» **Exercise**: Skip the pictures. Reproduce all other material exactly.

Source code of charts:
# # # # #
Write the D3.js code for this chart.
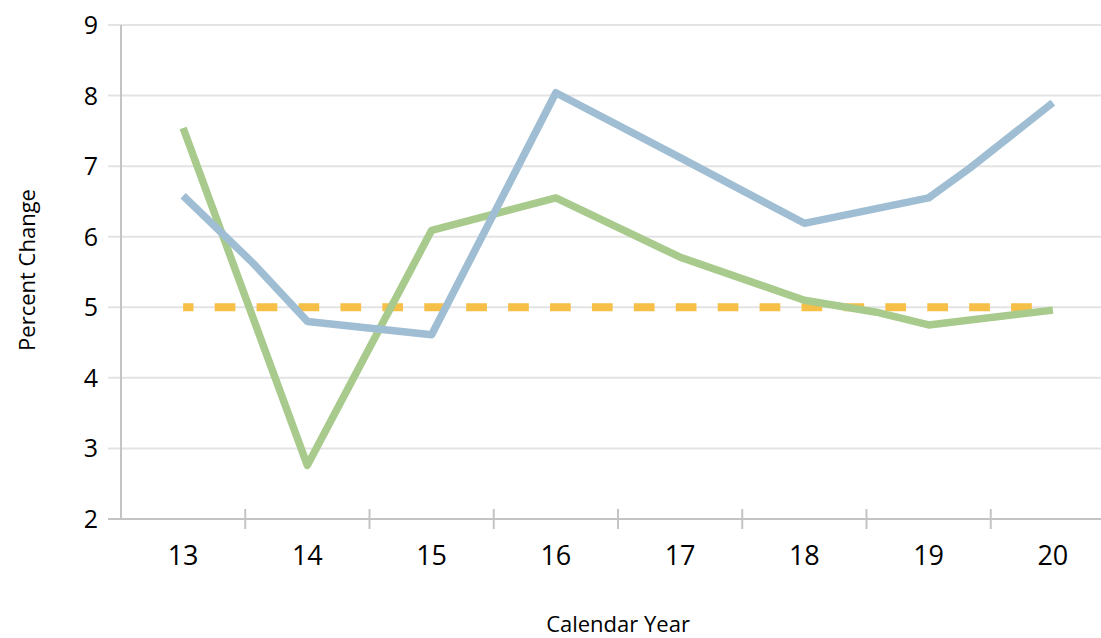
<!DOCTYPE html>
<html>
<head>
<meta charset="utf-8">
<script src="https://cdn.jsdelivr.net/npm/d3@7"></script>
<style>
  html, body { margin: 0; padding: 0; background: #fff; }
  svg { display: block; font-family: "Open Sans", "Noto Sans", sans-serif; }
</style>
</head>
<body>
<svg id="chart" width="1101" height="638"></svg>
<script>
// Calendar years shown on the category axis
const years = [13, 14, 15, 16, 17, 18, 19, 20];
const yTicks = [2, 3, 4, 5, 6, 7, 8, 9];

// Series as [year position, percent change]; a few in-between vertices carry the line's bends
const blueSeries = [
  [13, 6.58], [13.56, 5.63], [14, 4.8], [15, 4.61], [16, 8.04],
  [17, 7.12], [18, 6.19], [19, 6.55], [19.33, 6.97], [20, 7.9]
];
const greenSeries = [
  [13, 7.54], [14, 2.76], [15, 6.09], [16, 6.55], [17, 5.71],
  [18, 5.1], [18.58, 4.93], [19, 4.75], [20, 4.96]
];
const targetLevel = 5;

const svg = d3.select("#chart");
const plotLeft = 121, plotRight = 1115, plotTop = 25, plotBottom = 519;

const x = d3.scaleLinear().domain([12.5, 20.5]).range([plotLeft, plotRight]);
const y = d3.scaleLinear().domain([2, 9]).range([plotBottom, plotTop]);
const step = x(14) - x(13);

// Horizontal gridlines
svg.append("g")
  .selectAll("line")
  .data(yTicks.filter(d => d !== 2))
  .join("line")
  .attr("x1", plotLeft - 13).attr("x2", plotRight)
  .attr("y1", d => y(d)).attr("y2", d => y(d))
  .attr("stroke", "#e3e3e3").attr("stroke-width", 2);

// Y tick labels
svg.append("g")
  .selectAll("text")
  .data(yTicks)
  .join("text")
  .attr("x", 98).attr("y", d => y(d))
  .attr("dy", "0.36em")
  .attr("text-anchor", "end")
  .attr("font-size", 25)
  .attr("fill", "#000")
  .text(d => d);

// Value axis line
svg.append("line")
  .attr("x1", plotLeft).attr("x2", plotLeft)
  .attr("y1", plotTop).attr("y2", plotBottom)
  .attr("stroke", "#c4c4c4").attr("stroke-width", 2);

// Category axis line with boundary ticks between years
svg.append("line")
  .attr("x1", plotLeft - 13).attr("x2", plotRight)
  .attr("y1", plotBottom).attr("y2", plotBottom)
  .attr("stroke", "#c4c4c4").attr("stroke-width", 2);

svg.append("g")
  .selectAll("line")
  .data(years.slice(1))
  .join("line")
  .attr("x1", d => x(d - 0.5)).attr("x2", d => x(d - 0.5))
  .attr("y1", plotBottom - 10).attr("y2", plotBottom + 10)
  .attr("stroke", "#c4c4c4").attr("stroke-width", 2);

// Year labels
svg.append("g")
  .selectAll("text")
  .data(years)
  .join("text")
  .attr("x", d => x(d)).attr("y", 565)
  .attr("text-anchor", "middle")
  .attr("font-size", 27)
  .attr("fill", "#000")
  .text(d => d);

// Dashed reference level
svg.append("line")
  .attr("x1", x(years[0])).attr("x2", x(years[years.length - 1]))
  .attr("y1", y(targetLevel)).attr("y2", y(targetLevel))
  .attr("stroke", "#f6bf47").attr("stroke-width", 8)
  .attr("stroke-dasharray", `${step / 6} ${step / 6 + 0.5}`)
  .attr("stroke-dashoffset", step / 12);

const line = d3.line().x(d => x(d[0])).y(d => y(d[1]));

svg.append("path")
  .datum(greenSeries)
  .attr("d", line)
  .attr("fill", "none")
  .attr("stroke", "#a8cb8d")
  .attr("stroke-width", 7.5)
  .attr("stroke-linejoin", "round");

svg.append("path")
  .datum(blueSeries)
  .attr("d", line)
  .attr("fill", "none")
  .attr("stroke", "#a0bed3")
  .attr("stroke-width", 7.5)
  .attr("stroke-linejoin", "round");

// Axis titles
svg.append("text")
  .attr("transform", "translate(35,270) rotate(-90)")
  .attr("text-anchor", "middle")
  .attr("font-size", 22)
  .attr("fill", "#000")
  .text("Percent Change");

svg.append("text")
  .attr("x", (plotLeft + plotRight) / 2).attr("y", 632)
  .attr("text-anchor", "middle")
  .attr("font-size", 22)
  .attr("fill", "#000")
  .text("Calendar Year");
</script>
</body>
</html>
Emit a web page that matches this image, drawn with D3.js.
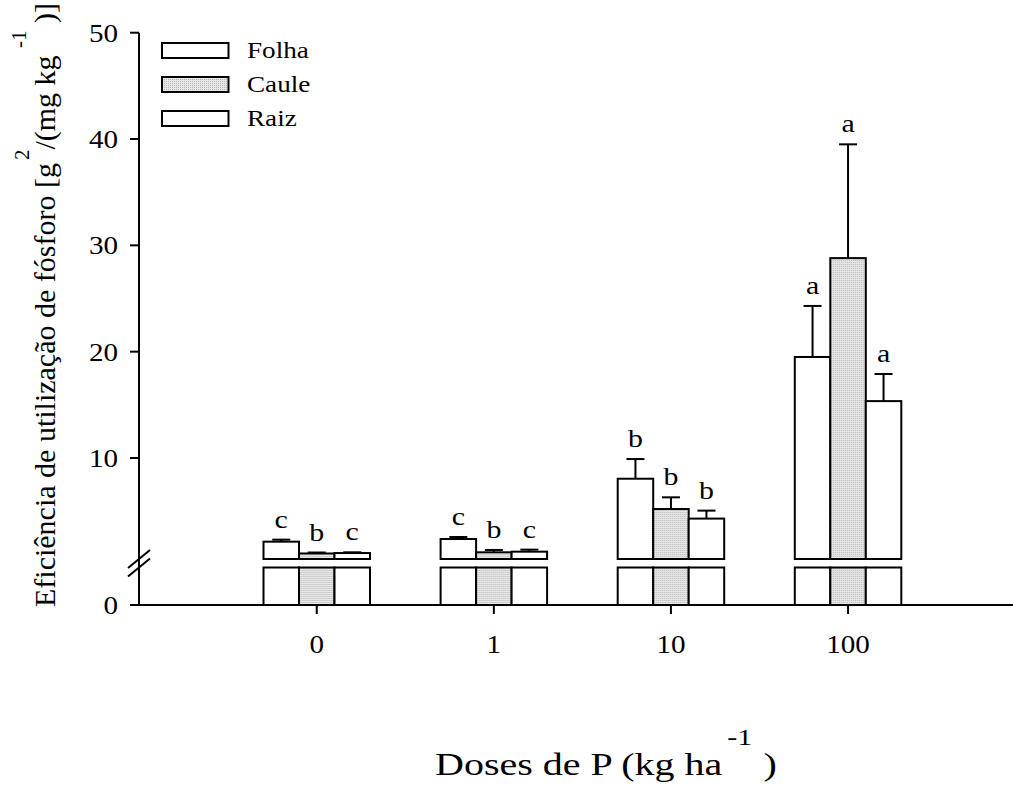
# # # # #
» **Result for this exercise**:
Write the D3.js code for this chart.
<!DOCTYPE html>
<html>
<head>
<meta charset="utf-8">
<script src="https://cdn.jsdelivr.net/npm/d3@7"></script>
<style>
  html, body { margin: 0; padding: 0; background: #fff; }
  svg { display: block; font-family: "Open Sans", "Noto Sans", sans-serif; }
</style>
</head>
<body>
<svg id="chart" width="1101" height="638"></svg>
<script>
// Calendar years shown on the category axis
const years = [13, 14, 15, 16, 17, 18, 19, 20];
const yTicks = [2, 3, 4, 5, 6, 7, 8, 9];

// Series as [year position, percent change]; a few in-between vertices carry the line's bends
const blueSeries = [
  [13, 6.58], [13.56, 5.63], [14, 4.8], [15, 4.61], [16, 8.04],
  [17, 7.12], [18, 6.19], [19, 6.55], [19.33, 6.97], [20, 7.9]
];
const greenSeries = [
  [13, 7.54], [14, 2.76], [15, 6.09], [16, 6.55], [17, 5.71],
  [18, 5.1], [18.58, 4.93], [19, 4.75], [20, 4.96]
];
const targetLevel = 5;

const svg = d3.select("#chart");
const plotLeft = 121, plotRight = 1115, plotTop = 25, plotBottom = 519;

const x = d3.scaleLinear().domain([12.5, 20.5]).range([plotLeft, plotRight]);
const y = d3.scaleLinear().domain([2, 9]).range([plotBottom, plotTop]);
const step = x(14) - x(13);

// Horizontal gridlines
svg.append("g")
  .selectAll("line")
  .data(yTicks.filter(d => d !== 2))
  .join("line")
  .attr("x1", plotLeft - 13).attr("x2", plotRight)
  .attr("y1", d => y(d)).attr("y2", d => y(d))
  .attr("stroke", "#e3e3e3").attr("stroke-width", 2);

// Y tick labels
svg.append("g")
  .selectAll("text")
  .data(yTicks)
  .join("text")
  .attr("x", 98).attr("y", d => y(d))
  .attr("dy", "0.36em")
  .attr("text-anchor", "end")
  .attr("font-size", 25)
  .attr("fill", "#000")
  .text(d => d);

// Value axis line
svg.append("line")
  .attr("x1", plotLeft).attr("x2", plotLeft)
  .attr("y1", plotTop).attr("y2", plotBottom)
  .attr("stroke", "#c4c4c4").attr("stroke-width", 2);

// Category axis line with boundary ticks between years
svg.append("line")
  .attr("x1", plotLeft - 13).attr("x2", plotRight)
  .attr("y1", plotBottom).attr("y2", plotBottom)
  .attr("stroke", "#c4c4c4").attr("stroke-width", 2);

svg.append("g")
  .selectAll("line")
  .data(years.slice(1))
  .join("line")
  .attr("x1", d => x(d - 0.5)).attr("x2", d => x(d - 0.5))
  .attr("y1", plotBottom - 10).attr("y2", plotBottom + 10)
  .attr("stroke", "#c4c4c4").attr("stroke-width", 2);

// Year labels
svg.append("g")
  .selectAll("text")
  .data(years)
  .join("text")
  .attr("x", d => x(d)).attr("y", 565)
  .attr("text-anchor", "middle")
  .attr("font-size", 27)
  .attr("fill", "#000")
  .text(d => d);

// Dashed reference level
svg.append("line")
  .attr("x1", x(years[0])).attr("x2", x(years[years.length - 1]))
  .attr("y1", y(targetLevel)).attr("y2", y(targetLevel))
  .attr("stroke", "#f6bf47").attr("stroke-width", 8)
  .attr("stroke-dasharray", `${step / 6} ${step / 6 + 0.5}`)
  .attr("stroke-dashoffset", step / 12);

const line = d3.line().x(d => x(d[0])).y(d => y(d[1]));

svg.append("path")
  .datum(greenSeries)
  .attr("d", line)
  .attr("fill", "none")
  .attr("stroke", "#a8cb8d")
  .attr("stroke-width", 7.5)
  .attr("stroke-linejoin", "round");

svg.append("path")
  .datum(blueSeries)
  .attr("d", line)
  .attr("fill", "none")
  .attr("stroke", "#a0bed3")
  .attr("stroke-width", 7.5)
  .attr("stroke-linejoin", "round");

// Axis titles
svg.append("text")
  .attr("transform", "translate(35,270) rotate(-90)")
  .attr("text-anchor", "middle")
  .attr("font-size", 22)
  .attr("fill", "#000")
  .text("Percent Change");

svg.append("text")
  .attr("x", (plotLeft + plotRight) / 2).attr("y", 632)
  .attr("text-anchor", "middle")
  .attr("font-size", 22)
  .attr("fill", "#000")
  .text("Calendar Year");
</script>
</body>
</html>
Emit a web page that matches this image, drawn with D3.js.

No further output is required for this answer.